# WRITTEN EXERCISE:
Without the pictures, set down every line of the data exactly.

○ ○ ○

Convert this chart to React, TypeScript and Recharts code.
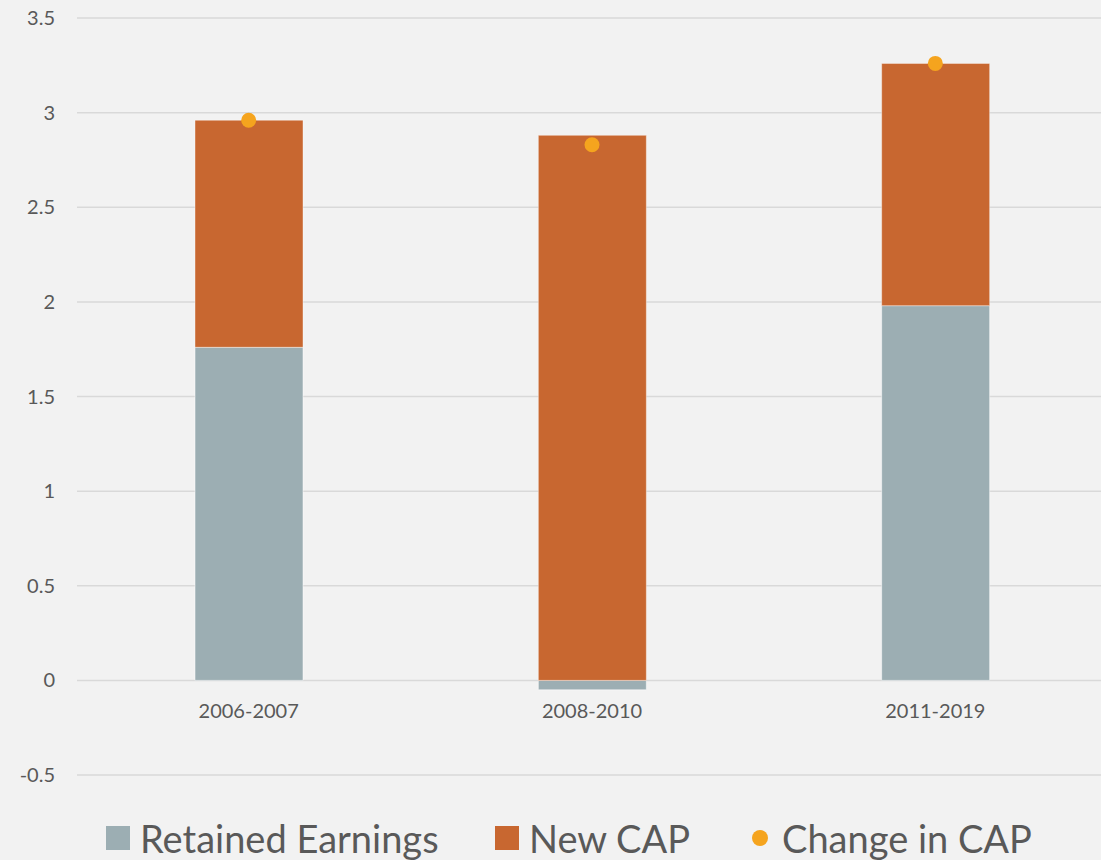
import {
  ComposedChart,
  Bar,
  Line,
  XAxis,
  YAxis,
  CartesianGrid,
  Legend,
} from "recharts";

const categories = ["2006-2007", "2008-2010", "2011-2019"];
const retainedEarnings = [1.76, -0.05, 1.98];
const newCap = [1.2, 2.88, 1.28];
const changeInCap = [2.96, 2.83, 3.26];
const yTicks = [-0.5, 0, 0.5, 1, 1.5, 2, 2.5, 3, 3.5];

const data = categories.map((name, i) => ({
  name,
  retained: retainedEarnings[i],
  newCap: newCap[i],
  change: changeInCap[i],
}));

const TEXT = "#595959";
const FONT = "Lato, 'Open Sans', sans-serif";
const GRAY = "#9caeb3";
const ORANGE = "#c86730";
const DOT = "#f5a41e";

const legendItems = [
  { label: "Retained Earnings", color: GRAY, shape: "square", width: 389 },
  { label: "New CAP", color: ORANGE, shape: "square", width: 257 },
  { label: "Change in CAP", color: DOT, shape: "circle", width: 320 },
];

// chart geometry
const W = 1101;
const H = 860;
const TOP = 18;
const LEGEND_H = 45;
const XAXIS_H = 40;
const plotH = H - TOP - LEGEND_H - XAXIS_H;
const zeroFromBottom = (plotH * (0 - yTicks[0])) / (yTicks[yTicks.length - 1] - yTicks[0]);

function CategoryTick(props: any) {
  const { x, y, payload } = props;
  // axis sits at the bottom, labels go just under the zero line
  return (
    <text
      x={x}
      y={y - zeroFromBottom + 30}
      textAnchor="middle"
      fill={TEXT}
      fontSize={20}
      fontFamily={FONT}
    >
      {payload.value}
    </text>
  );
}

function LegendContent() {
  return (
    <div
      style={{
        display: "flex",
        alignItems: "center",
        paddingLeft: 106,
        height: LEGEND_H,
        fontFamily: FONT,
        fontSize: 38,
        color: TEXT,
      }}
    >
      {legendItems.map((item) => (
        <div
          key={item.label}
          style={{ display: "flex", alignItems: "center", width: item.width, flexShrink: 0 }}
        >
          <div
            style={{
              width: item.shape === "circle" ? 16 : 24,
              height: item.shape === "circle" ? 16 : 24,
              borderRadius: item.shape === "circle" ? 8 : 0,
              background: item.color,
              marginRight: item.shape === "circle" ? 14 : 10,
              flexShrink: 0,
            }}
          />
          <span style={{ whiteSpace: "nowrap" }}>{item.label}</span>
        </div>
      ))}
    </div>
  );
}

export default function App() {
  return (
    <div
      style={{
        position: "absolute",
        left: 0,
        top: 0,
        width: W,
        height: H,
        background: "#f2f2f2",
        overflow: "hidden",
      }}
    >
      <ComposedChart
        width={W + 6}
        height={H}
        data={data}
        stackOffset="sign"
        margin={{ top: TOP, right: 0, bottom: 0, left: 0 }}
      >
        <CartesianGrid vertical={false} stroke="#d9d9d9" strokeWidth={1.5} />
        <XAxis
          dataKey="name"
          height={XAXIS_H}
          axisLine={false}
          tickLine={false}
          tick={<CategoryTick />}
        />
        <YAxis
          width={77}
          domain={[-0.5, 3.5]}
          ticks={yTicks}
          axisLine={false}
          tickLine={false}
          tickMargin={16}
          tick={{ fill: TEXT, fontSize: 20, fontFamily: FONT }}
        />
        <Legend
          verticalAlign="bottom"
          wrapperStyle={{ left: 0, bottom: 0, width: W }}
          content={<LegendContent />}
        />
        <Bar
          dataKey="retained"
          name="Retained Earnings"
          stackId="a"
          fill={GRAY}
          stroke="#ffffff"
          strokeOpacity={0.5}
          barSize={108}
          isAnimationActive={false}
        />
        <Bar
          dataKey="newCap"
          name="New CAP"
          stackId="a"
          fill={ORANGE}
          stroke="#ffffff"
          strokeOpacity={0.4}
          barSize={108}
          isAnimationActive={false}
        />
        <Line
          dataKey="change"
          name="Change in CAP"
          stroke="none"
          dot={{ r: 7.5, fill: DOT, stroke: "none" }}
          activeDot={false}
          isAnimationActive={false}
        />
      </ComposedChart>
    </div>
  );
}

○ ○ ○

# EXPECTED ANSWER:
Convert this chart to React, TypeScript and Recharts code.
import {
  ComposedChart,
  Bar,
  Line,
  XAxis,
  YAxis,
  CartesianGrid,
  Legend,
} from "recharts";

const categories = ["2006-2007", "2008-2010", "2011-2019"];
const retainedEarnings = [1.76, -0.05, 1.98];
const newCap = [1.2, 2.88, 1.28];
const changeInCap = [2.96, 2.83, 3.26];
const yTicks = [-0.5, 0, 0.5, 1, 1.5, 2, 2.5, 3, 3.5];

const data = categories.map((name, i) => ({
  name,
  retained: retainedEarnings[i],
  newCap: newCap[i],
  change: changeInCap[i],
}));

const TEXT = "#595959";
const FONT = "Lato, 'Open Sans', sans-serif";
const GRAY = "#9caeb3";
const ORANGE = "#c86730";
const DOT = "#f5a41e";

const legendItems = [
  { label: "Retained Earnings", color: GRAY, shape: "square", width: 389 },
  { label: "New CAP", color: ORANGE, shape: "square", width: 257 },
  { label: "Change in CAP", color: DOT, shape: "circle", width: 320 },
];

// chart geometry
const W = 1101;
const H = 860;
const TOP = 18;
const LEGEND_H = 45;
const XAXIS_H = 40;
const plotH = H - TOP - LEGEND_H - XAXIS_H;
const zeroFromBottom = (plotH * (0 - yTicks[0])) / (yTicks[yTicks.length - 1] - yTicks[0]);

function CategoryTick(props: any) {
  const { x, y, payload } = props;
  // axis sits at the bottom, labels go just under the zero line
  return (
    <text
      x={x}
      y={y - zeroFromBottom + 30}
      textAnchor="middle"
      fill={TEXT}
      fontSize={20}
      fontFamily={FONT}
    >
      {payload.value}
    </text>
  );
}

function LegendContent() {
  return (
    <div
      style={{
        display: "flex",
        alignItems: "center",
        paddingLeft: 106,
        height: LEGEND_H,
        fontFamily: FONT,
        fontSize: 38,
        color: TEXT,
      }}
    >
      {legendItems.map((item) => (
        <div
          key={item.label}
          style={{ display: "flex", alignItems: "center", width: item.width, flexShrink: 0 }}
        >
          <div
            style={{
              width: item.shape === "circle" ? 16 : 24,
              height: item.shape === "circle" ? 16 : 24,
              borderRadius: item.shape === "circle" ? 8 : 0,
              background: item.color,
              marginRight: item.shape === "circle" ? 14 : 10,
              flexShrink: 0,
            }}
          />
          <span style={{ whiteSpace: "nowrap" }}>{item.label}</span>
        </div>
      ))}
    </div>
  );
}

export default function App() {
  return (
    <div
      style={{
        position: "absolute",
        left: 0,
        top: 0,
        width: W,
        height: H,
        background: "#f2f2f2",
        overflow: "hidden",
      }}
    >
      <ComposedChart
        width={W + 6}
        height={H}
        data={data}
        stackOffset="sign"
        margin={{ top: TOP, right: 0, bottom: 0, left: 0 }}
      >
        <CartesianGrid vertical={false} stroke="#d9d9d9" strokeWidth={1.5} />
        <XAxis
          dataKey="name"
          height={XAXIS_H}
          axisLine={false}
          tickLine={false}
          tick={<CategoryTick />}
        />
        <YAxis
          width={77}
          domain={[-0.5, 3.5]}
          ticks={yTicks}
          axisLine={false}
          tickLine={false}
          tickMargin={16}
          tick={{ fill: TEXT, fontSize: 20, fontFamily: FONT }}
        />
        <Legend
          verticalAlign="bottom"
          wrapperStyle={{ left: 0, bottom: 0, width: W }}
          content={<LegendContent />}
        />
        <Bar
          dataKey="retained"
          name="Retained Earnings"
          stackId="a"
          fill={GRAY}
          stroke="#ffffff"
          strokeOpacity={0.5}
          barSize={108}
          isAnimationActive={false}
        />
        <Bar
          dataKey="newCap"
          name="New CAP"
          stackId="a"
          fill={ORANGE}
          stroke="#ffffff"
          strokeOpacity={0.4}
          barSize={108}
          isAnimationActive={false}
        />
        <Line
          dataKey="change"
          name="Change in CAP"
          stroke="none"
          dot={{ r: 7.5, fill: DOT, stroke: "none" }}
          activeDot={false}
          isAnimationActive={false}
        />
      </ComposedChart>
    </div>
  );
}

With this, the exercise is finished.